## Stated problem
Leaving out the pictures, retype all the material exactly.

## Data block
## begin
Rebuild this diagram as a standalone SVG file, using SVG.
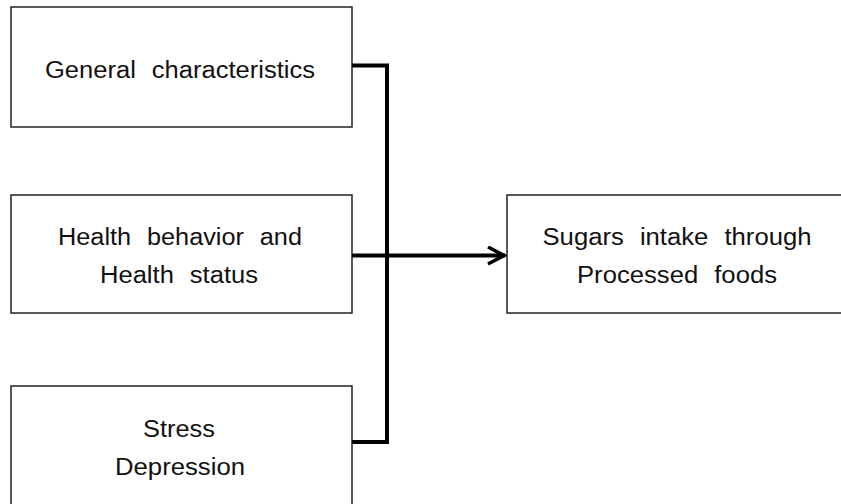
<svg xmlns="http://www.w3.org/2000/svg" width="841" height="504" viewBox="0 0 841 504">
<style>
.box{fill:#fff;stroke:#222;stroke-width:1.5}
.t{font-family:"Liberation Sans",Arial,sans-serif;font-size:23px;fill:#111;text-anchor:middle;word-spacing:8px}
.c{fill:none;stroke:#000;stroke-width:4;stroke-linecap:butt;stroke-linejoin:miter}
</style>
<defs>
<marker id="arr" markerWidth="20" markerHeight="22" refX="18" refY="10" orient="auto" markerUnits="userSpaceOnUse">
<path d="M1,1.5 L17,10 L1,18.5" fill="none" stroke="#000" stroke-width="3.5"/>
</marker>
</defs>
<g id="node-general">
<rect class="box" x="11" y="7" width="341" height="120"/>
<text class="t" x="180" y="78" textLength="270" lengthAdjust="spacingAndGlyphs">General characteristics</text>
</g>
<g id="node-health">
<rect class="box" x="11" y="195" width="341" height="118"/>
<text class="t" x="180" y="245" textLength="244" lengthAdjust="spacingAndGlyphs">Health behavior and</text>
<text class="t" x="179" y="283" textLength="158" lengthAdjust="spacingAndGlyphs">Health status</text>
</g>
<g id="node-stress">
<rect class="box" x="11" y="386" width="341" height="130"/>
<text class="t" x="179" y="437" textLength="72" lengthAdjust="spacingAndGlyphs">Stress</text>
<text class="t" x="180" y="475" textLength="130" lengthAdjust="spacingAndGlyphs">Depression</text>
</g>
<g id="node-sugars">
<rect class="box" x="507" y="195" width="345" height="118"/>
<text class="t" x="677" y="245" textLength="269" lengthAdjust="spacingAndGlyphs">Sugars intake through</text>
<text class="t" x="677" y="283" textLength="200" lengthAdjust="spacingAndGlyphs">Processed foods</text>
</g>
<g id="connectors">
<path class="c" d="M352,65.5 H387 V442 H352"/>
<path class="c" d="M352,255.5 H505" stroke-width="3" marker-end="url(#arr)"/>
</g>
</svg>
## end
## Reply
Rebuild this diagram as a standalone SVG file, using SVG.
<svg xmlns="http://www.w3.org/2000/svg" width="841" height="504" viewBox="0 0 841 504">
<style>
.box{fill:#fff;stroke:#222;stroke-width:1.5}
.t{font-family:"Liberation Sans",Arial,sans-serif;font-size:23px;fill:#111;text-anchor:middle;word-spacing:8px}
.c{fill:none;stroke:#000;stroke-width:4;stroke-linecap:butt;stroke-linejoin:miter}
</style>
<defs>
<marker id="arr" markerWidth="20" markerHeight="22" refX="18" refY="10" orient="auto" markerUnits="userSpaceOnUse">
<path d="M1,1.5 L17,10 L1,18.5" fill="none" stroke="#000" stroke-width="3.5"/>
</marker>
</defs>
<g id="node-general">
<rect class="box" x="11" y="7" width="341" height="120"/>
<text class="t" x="180" y="78" textLength="270" lengthAdjust="spacingAndGlyphs">General characteristics</text>
</g>
<g id="node-health">
<rect class="box" x="11" y="195" width="341" height="118"/>
<text class="t" x="180" y="245" textLength="244" lengthAdjust="spacingAndGlyphs">Health behavior and</text>
<text class="t" x="179" y="283" textLength="158" lengthAdjust="spacingAndGlyphs">Health status</text>
</g>
<g id="node-stress">
<rect class="box" x="11" y="386" width="341" height="130"/>
<text class="t" x="179" y="437" textLength="72" lengthAdjust="spacingAndGlyphs">Stress</text>
<text class="t" x="180" y="475" textLength="130" lengthAdjust="spacingAndGlyphs">Depression</text>
</g>
<g id="node-sugars">
<rect class="box" x="507" y="195" width="345" height="118"/>
<text class="t" x="677" y="245" textLength="269" lengthAdjust="spacingAndGlyphs">Sugars intake through</text>
<text class="t" x="677" y="283" textLength="200" lengthAdjust="spacingAndGlyphs">Processed foods</text>
</g>
<g id="connectors">
<path class="c" d="M352,65.5 H387 V442 H352"/>
<path class="c" d="M352,255.5 H505" stroke-width="3" marker-end="url(#arr)"/>
</g>
</svg>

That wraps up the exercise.